Claim#3: Yes, there is such thing as a self-fulfilling negative prophecy; believing that you won’t succeed can prevent you from trying, in which case indeed you won’t succeed. Question is, how much do positive self-fulfilling prophecies work? Believing that you’ll succeed will make you try, maybe even try your best. Then there is an empirical question whether your best is good enough.
Also, for a rationalist, choosing to believe something that may contradict my reason is problematic. Perhaps rationalists would benefit from some special form of the positive prophecy, something like: “I believe that if I try my best, the results will exceed my current aliefs”—without making statement about whether “exceeding my current aliefs” is enough to succeed at my original goal. (For example, I believe that if I try my best, I can improve in writing blog articles, so that I will be much more productive, and the articles will be popular. I am not commenting on the part whether that would be enough to generate a solid income, because that part is beyond my control.
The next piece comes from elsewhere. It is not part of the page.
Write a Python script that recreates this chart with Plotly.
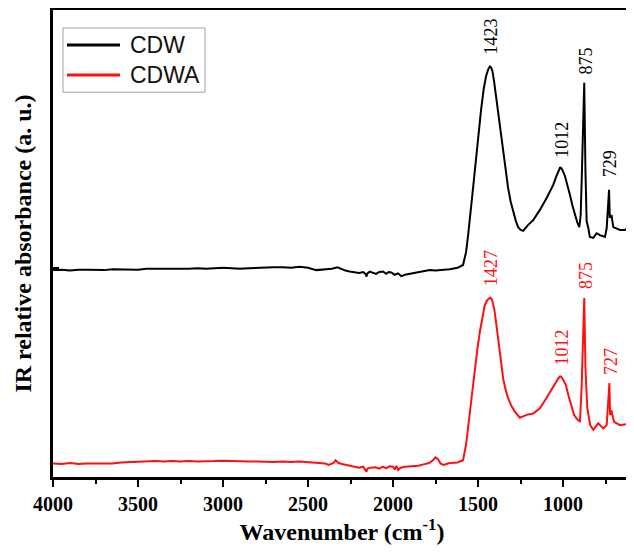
import plotly.graph_objects as go

# ---------------- data ----------------
cdw_wn = [4000, 3950, 3900, 3850, 3800, 3750, 3700, 3650, 3600, 3550, 3500, 3450, 3400, 3350,
          3300, 3250, 3200, 3150, 3100, 3050, 3000, 2950, 2900, 2850, 2800, 2750, 2700, 2650,
          2600, 2549, 2500, 2451, 2400, 2360, 2326, 2300, 2280, 2255, 2230, 2200, 2175, 2160,
          2157, 2150, 2137, 2120, 2100, 2080, 2059, 2040, 2025, 2010, 1990, 1970, 1951, 1930,
          1900, 1862, 1820, 1784, 1750, 1720, 1690, 1666, 1620, 1588, 1570, 1558, 1529, 1500,
          1482, 1466, 1452, 1440, 1430, 1423, 1415, 1405, 1394, 1382, 1367, 1352, 1337, 1323,
          1308, 1293, 1278, 1264, 1249, 1234, 1220, 1205, 1175, 1136, 1097,
          1058, 1040, 1028, 1018, 1012, 1003, 989, 974, 959, 945, 930, 916, 904, 896, 890, 875,
          868, 861, 851, 842, 822, 802, 783, 753, 743, 729, 725, 715, 704, 665, 635, 616, 600]
cdw_abs = [44.3, 44.4, 44.2, 44.4, 44.4, 44.3, 44.3, 44.5, 44.5, 44.4, 44.4, 44.6, 44.6, 44.5,
           44.5, 44.6, 44.6, 44.7, 44.6, 44.7, 44.8, 44.7, 44.6, 44.7, 44.8, 44.8, 44.9, 44.9,
           44.8, 45.0, 44.8, 44.3, 44.5, 44.6, 44.9, 44.5, 44.2, 44.0, 43.9, 43.7, 43.9, 43.4,
           42.9, 43.6, 44.0, 43.8, 43.5, 43.9, 44.0, 43.5, 43.9, 43.8, 43.3, 43.6, 43.0, 43.3,
           43.5, 43.7, 44.0, 44.3, 44.2, 44.3, 44.4, 44.5, 44.8, 45.4, 48.2, 51.8, 61.9, 72.6,
           78.6, 83.2, 85.9, 87.3, 87.9, 87.7, 86.9, 84.6, 81.5, 78.2, 73.3, 68.9, 64.9, 61.9,
           59.0, 56.7, 54.9, 53.5, 52.9, 52.7, 53.4, 54.0, 55.0, 57.2, 59.7,
           62.5, 64.3, 65.5, 66.2, 66.2, 65.7, 64.5, 62.6, 60.4, 58.2, 56.1, 54.5, 53.5, 56.1,
           63.6, 84.4, 65.7, 54.8, 53.3, 51.4, 51.2, 52.2, 51.8, 51.4, 53.3, 61.5, 55.5, 56.1,
           53.5, 52.9, 52.9, 53.5, 54.4]

cdwa_wn = [4000, 3950, 3900, 3850, 3800, 3750, 3700, 3650, 3600, 3550, 3500, 3450, 3400, 3350,
           3300, 3250, 3200, 3150, 3100, 3050, 3000, 2950, 2900, 2850, 2800, 2750, 2700, 2650,
           2600, 2550, 2500, 2450, 2400, 2379, 2350, 2338, 2320, 2300, 2251, 2220, 2200, 2175,
           2160, 2157, 2150, 2130, 2103, 2080, 2060, 2040, 2020, 2000, 1990, 1980, 1970, 1955,
           1930, 1900, 1851, 1820, 1788, 1765, 1750, 1735, 1720, 1704, 1666, 1620, 1588, 1570,
           1548, 1519, 1503, 1489, 1474, 1460, 1445, 1435, 1427, 1418, 1405, 1394, 1382, 1367,
           1352, 1337, 1323, 1303, 1283, 1254, 1214, 1175, 1136,
           1097, 1058, 1040, 1028, 1018, 1012, 1003, 983, 966, 949, 935, 920, 900, 890, 875,
           868, 857, 840, 822, 793, 763, 743, 727, 723, 716, 700, 665, 626, 600]
cdwa_abs = [2.9, 2.8, 3.0, 2.8, 2.9, 2.9, 3.0, 2.9, 3.1, 3.2, 3.3, 3.3, 3.4, 3.3,
            3.4, 3.3, 3.4, 3.3, 3.3, 3.4, 3.5, 3.4, 3.3, 3.3, 3.3, 3.2, 3.2, 3.3,
            3.2, 3.3, 3.2, 3.0, 2.9, 2.6, 3.0, 3.6, 3.0, 2.8, 2.4, 2.3, 2.0, 2.2,
            1.4, 1.1, 1.8, 2.0, 2.1, 1.8, 2.2, 1.9, 2.3, 2.2, 1.6, 2.4, 1.5, 2.0,
            2.2, 2.3, 2.4, 2.7, 3.0, 3.6, 4.2, 3.8, 2.9, 2.6, 3.0, 3.1, 3.6, 7.0,
            14.0, 23.3, 27.6, 31.1, 34.3, 36.8, 37.9, 38.3, 38.4, 38.0, 36.1, 33.2, 29.7, 25.0,
            21.1, 18.6, 16.9, 15.2, 14.0, 12.7, 13.3, 13.6, 14.7,
            16.9, 19.4, 20.5, 21.1, 21.5, 21.5, 21.1, 19.7, 17.2, 14.7, 13.3, 12.5, 11.8, 19.7,
            38.3, 23.3, 14.8, 11.1, 10.1, 11.5, 10.4, 11.1, 20.1, 13.3, 14.3, 11.8, 11.1, 11.3,
            11.8]

series_names = ["CDW", "CDWA"]
cdw_peaks = [1423, 1012, 875, 729]
cdwa_peaks = [1427, 1012, 875, 727]
x_ticks = [4000, 3500, 3000, 2500, 2000, 1500, 1000]
x_tick_labels = ["4000", "3500", "3000", "2500", "2000", "1500", "1000"]

BLACK = "#000000"
RED = "#ff1010"
SERIF = "Liberation Serif, Times New Roman, serif"
SANS = "Liberation Sans, Arial, sans-serif"
colors = [BLACK, RED]

fig = go.Figure()
fig.add_trace(go.Scatter(x=cdw_wn, y=cdw_abs, mode="lines", name=series_names[0],
                         line=dict(color=BLACK, width=2)))
fig.add_trace(go.Scatter(x=cdwa_wn, y=cdwa_abs, mode="lines", name=series_names[1],
                         line=dict(color=RED, width=2)))

def peak_value(wns, vals, p):
    return vals[wns.index(p)]

black_gap = [11, 8, 6, 10]
black_dx = [0, 1, 2, 1]
red_gap = [10, 9, 7, 6]
red_dx = [0, 1, 1, 1]
for p, g, dx in zip(cdw_peaks, black_gap, black_dx):
    fig.add_annotation(x=p, y=peak_value(cdw_wn, cdw_abs, p), text=str(p), showarrow=False,
                       textangle=-90, xanchor="center", yanchor="bottom", yshift=g, xshift=dx,
                       font=dict(family=SERIF, size=18, color=BLACK))
for p, g, dx in zip(cdwa_peaks, red_gap, red_dx):
    fig.add_annotation(x=p, y=peak_value(cdwa_wn, cdwa_abs, p), text=str(p), showarrow=False,
                       textangle=-90, xanchor="center", yanchor="bottom", yshift=g, xshift=dx,
                       font=dict(family=SERIF, size=18, color=RED))

# legend box drawn in paper coordinates (tighter rows than plotly's built-in legend)
fig.add_shape(type="rect", xref="paper", yref="paper", x0=0.0173, x1=0.263, y0=0.824, y1=0.9615,
              line=dict(color="#a0a0a0", width=1), fillcolor="white", layer="above")
legend_rows_y = [0.925, 0.861]
for name, col, yy in zip(series_names, colors, legend_rows_y):
    fig.add_shape(type="line", xref="paper", yref="paper", x0=0.0242, x1=0.1159, y0=yy, y1=yy,
                  line=dict(color=col, width=3), layer="above")
    fig.add_annotation(xref="paper", yref="paper", x=0.1298, y=yy, text=name, showarrow=False,
                       xanchor="left", yanchor="middle",
                       font=dict(family=SANS, size=23, color="#111111"))

fig.update_layout(
    width=626, height=542,
    margin=dict(l=45, r=3, t=2, b=73),
    paper_bgcolor="white", plot_bgcolor="white",
    showlegend=False,
    xaxis=dict(range=[4000, 600], tickmode="array", tickvals=x_ticks, ticktext=x_tick_labels,
               ticks="outside", ticklen=7, tickwidth=2, tickcolor=BLACK,
               minor=dict(dtick=250, ticks="outside", ticklen=4, tickwidth=2, tickcolor=BLACK),
               showgrid=False, zeroline=False, automargin=False,
               showline=True, linecolor=BLACK, linewidth=2.5, mirror=True,
               tickfont=dict(family=SERIF, size=20, color=BLACK, weight="bold"),
               title=dict(text="<b>Wavenumber (cm<sup>-1</sup>)</b>",
                          font=dict(family=SERIF, size=24, color=BLACK), standoff=6)),
    yaxis=dict(range=[0, 100], tickmode="array", tickvals=[44.8], showticklabels=False,
               ticks="inside", ticklen=6, tickwidth=1.5, tickcolor=BLACK,
               showgrid=False, zeroline=False, automargin=False,
               showline=True, linecolor=BLACK, linewidth=2.5, mirror=True,
               title=dict(text="<b>IR relative absorbance (a. u.)</b>",
                          font=dict(family=SERIF, size=24, color=BLACK), standoff=12)),
)

fig.write_html("out.html")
My emotional approach should be that I am doing it to entertain myself, regardless of the outcome.)
My first guess would be, maybe the person is (or believes to be, perhaps incorrectly) in a position where actually improving would be bad for them? Maybe their current environment rewards weakness and punishes strength? Like, as long as you have a problem, you can avoid some duties, some people are extra nice to you. If you become stronger, you will have to do your part of the duties, you will be expected to help others; if you improve too much, some people may get jealous and try to hurt you, your improvement may be perceived as a status attack. In other words, the marginal tax on your improvement may exceed 100%. (Maybe there are more people in this kind of situation than we would expect?)
Claim#4: I generally agree, but it also gives me some “spherical cow” vibes.
If two people live in the same house, whose natural task is it to vacuum the room?
Claim#5: I guess what you said here is similar to my objection to the previous claim. Yes, it is difficult to be “an autonomous adult in a healthy relationship”, when you need something. (Ultimately, we all need resources in order to survive.)
Claim#6: Full agreement here.
Claim#7: I think it is easy to be fully in the present, if you have no worries about the future; if you have a reason to believe that your problems are going to be solved.
Improvement#1: I agree that such book would be better. No strong opinion but mild skepticism on whether it is possible to write a book that would give proper emotional understanding to different kinds of people.
Improvement#2: Sounds interesting!
Improvement#3: I don’t think the incentives on the book market are aligned with this. Long before you test a book, someone else’s book probably becomes the classic. And most readers probably don’t care, unless your audience is the rationalist community.